The best homepages meet basic standards and get the important things right. However, 86% do not meet basic standards, which is a poor figure lending a certain distinction to the 14% who do. Beyond standards conformance, the best sites achieve good accessibility ratings and show that the designer has considered Information Architecture and Usability issues.

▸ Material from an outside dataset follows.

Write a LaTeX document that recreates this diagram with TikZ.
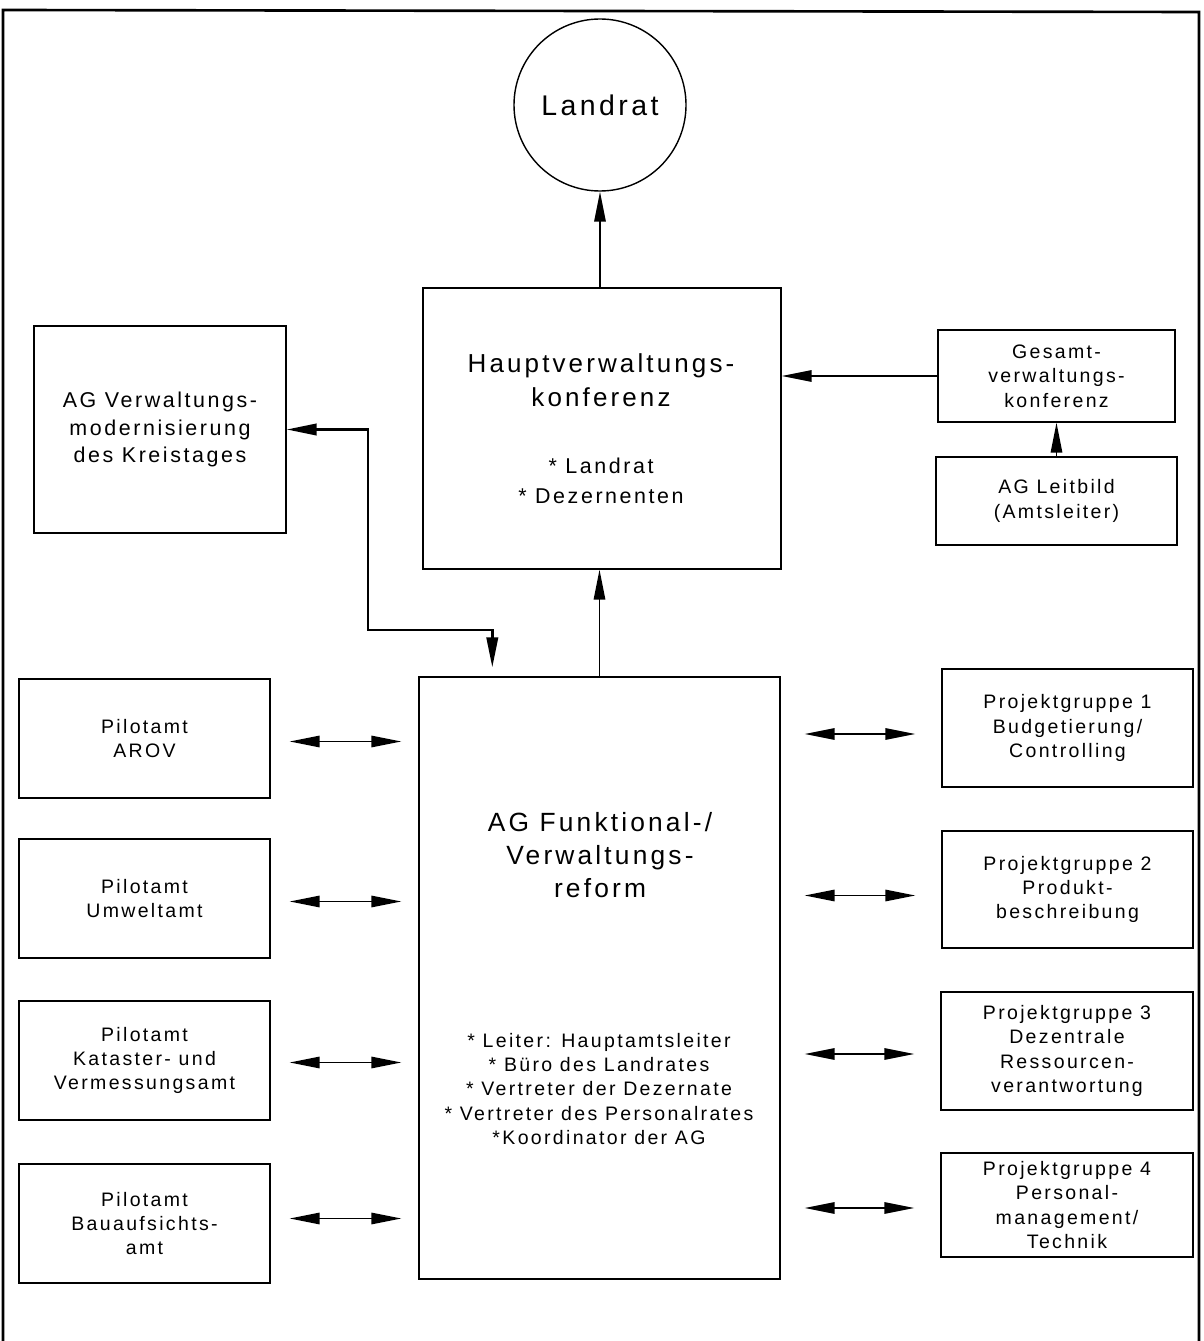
\documentclass[tikz,border=0pt]{standalone}
\usepackage{fontspec}
\setmainfont{Liberation Sans}[LetterSpace=12]
\usetikzlibrary{arrows.meta}
\def\pxu{0.02cm}
\begin{document}
\begin{tikzpicture}[x=0.02cm,y=-0.02cm,
  box/.style={draw,line width=0.8pt,rectangle,inner sep=0pt,align=center,
    font=\fontsize{11.1}{13.9}\selectfont},
  label/.style={align=center,inner sep=0pt},
  tip/.style={-{Triangle[length=17pt,width=6.5pt]}},
  dtip/.style={{Triangle[length=17pt,width=6.5pt]}-{Triangle[length=17pt,width=6.5pt]}},
  link/.style={line width=0.9pt},
  elbow/.style={line width=1.4pt}]
\useasboundingbox (0,0) rectangle (1203,1341);
\fill[white] (0,0) rectangle (1203,1341);

% outer frame
\draw[line width=1.5pt] (3,1345) -- (3,10) -- (1199,12) -- (1199,1345);

% top of the hierarchy
\node[draw,circle,line width=0.8pt,minimum size=172*\pxu,inner sep=0pt,
  font=\fontsize{16.2}{19}\selectfont] (landrat) at (600,105) {Landrat};

% Hauptverwaltungskonferenz
\node[box,minimum width=358*\pxu,minimum height=281*\pxu] (hvk) at (602,428.5) {};
\node[label,font=\fontsize{14.8}{19.3}\selectfont] (hvkt) at (601,380)
  {Hauptverwaltungs-\\konferenz};
\node[label,font=\fontsize{12.2}{17}\selectfont] (hvkb) at (601,481)
  {* Landrat\\* Dezernenten};

% AG Verwaltungsmodernisierung
\node[box,minimum width=252*\pxu,minimum height=207*\pxu,
  font=\fontsize{12.2}{15.4}\selectfont] (vm) at (160,429.5)
  {AG Verwaltungs-\\modernisierung\\des Kreistages};

% Gesamtverwaltungskonferenz and AG Leitbild
\node[box,minimum width=237*\pxu,minimum height=92*\pxu] (ges) at (1056.5,376)
  {Gesamt-\\verwaltungs-\\konferenz};
\node[box,minimum width=241*\pxu,minimum height=88*\pxu] (leit) at (1056.5,501)
  {AG Leitbild\\(Amtsleiter)};

% AG Funktional-/Verwaltungsreform
\node[box,minimum width=361*\pxu,minimum height=602*\pxu] (fv) at (599.5,978) {};
\node[label,font=\fontsize{15}{18.8}\selectfont] (fvt) at (600,855)
  {AG Funktional-/\\Verwaltungs-\\reform};
\node[label,font=\fontsize{11.1}{13.8}\selectfont] (fvb) at (599,1089)
  {* Leiter: Hauptamtsleiter\\* Büro des Landrates\\* Vertreter der Dezernate\\
   * Vertreter des Personalrates\\*Koordinator der AG};

% pilot offices
\node[box,minimum width=251*\pxu,minimum height=119*\pxu] (aro) at (144.5,738.5)
  {Pilotamt\\AROV};
\node[box,minimum width=251*\pxu,minimum height=119*\pxu] (umw) at (144.5,898.5)
  {Pilotamt\\Umweltamt};
\node[box,minimum width=251*\pxu,minimum height=119*\pxu] (kat) at (144.5,1060.5)
  {Pilotamt\\Kataster- und\\Vermessungsamt};
\node[box,minimum width=251*\pxu,minimum height=119*\pxu] (bau) at (144.5,1223.5)
  {Pilotamt\\Bauaufsichts-\\amt};

% project groups
\node[box,minimum width=251*\pxu,minimum height=118*\pxu] (pg1) at (1067.5,728)
  {Projektgruppe 1\\Budgetierung/\\Controlling};
\node[box,minimum width=251*\pxu,minimum height=117*\pxu] (pg2) at (1067.5,889.5)
  {Projektgruppe 2\\Produkt-\\beschreibung};
\node[box,minimum width=252*\pxu,minimum height=118*\pxu] (pg3) at (1067,1051)
  {Projektgruppe 3\\Dezentrale\\Ressourcen-\\verantwortung};
\node[box,minimum width=252*\pxu,minimum height=104*\pxu] (pg4) at (1067,1205)
  {Projektgruppe 4\\Personal-\\management/\\Technik};

% vertical reporting lines
\draw[link,tip] (landrat.south |- hvk.north) -- (landrat.south);
\draw[link,tip] (fv.north) -- (fv.north |- hvk.south);
\draw[link,tip] (ges.west) -- (ges.west -| hvk.east);
\draw[link,tip] (leit.north) -- (ges.south);

% link between the Kreistag group and the reform group
\coordinate (bend) at (368,630);
\coordinate (fvin) at ([xshift=74*\pxu]fv.north west);
\draw[elbow,dtip,shorten >=9*\pxu] (vm.east) -| (bend) -| (fvin);

% exchanges with pilot offices and project groups
\foreach \b/\d in {aro/3,umw/3,kat/2,bau/-5}{
  \draw[link,dtip,shorten <=19*\pxu,shorten >=17*\pxu]
    ([yshift=-\d*\pxu]\b.east) -- ([yshift=-\d*\pxu]\b.east -| fv.west);
}
\foreach \b/\d in {pg1/6,pg2/6,pg3/3,pg4/3}{
  \draw[link,dtip,shorten <=24*\pxu,shorten >=26*\pxu]
    ([yshift=-\d*\pxu]\b.west -| fv.east) -- ([yshift=-\d*\pxu]\b.west);
}
\end{tikzpicture}
\end{document}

The survey’s overall finding though is that the majority of tested homepages are poor (some are very poor indeed) and only a few would meet the standards required of a public sector web site, which isn’t very encouraging considering these are the UK’s largest companies.

Methodology

The survey tests the homepage of the main corporate web site for each member of the FTSE 100 and is in two parts: Basic and Extended. The Basic test looks at eleven aspects of a page’s design and implementation including: whether text resizing is properly implemented; W3C markup and CSS validation; and the presence, form and positioning of any search function. The Extended test looks at nine other elements including WCAG ratings.

We do not publish the exact survey methodology but it does account for qualities such as scrolling, title length and text resizeability, and the use of popup windows, splash pages and search functions.

The scoring method reflects the fact that the tests cover a range of faults with varying degrees of scope and seriousness. For example text resizeability is considered to be more important than whether a homepage scrolls or not: because scrolling is only bad if it makes the scrollbar difficult to use (and homepages are rarely that long, plus there are other ways to scroll a page) whereas a web page with unredeemably small text can, to people with less than perfect eyesight, be rendered unusable.

The 2006 survey was conducted during July and August; web pages may have changed since they were surveyed.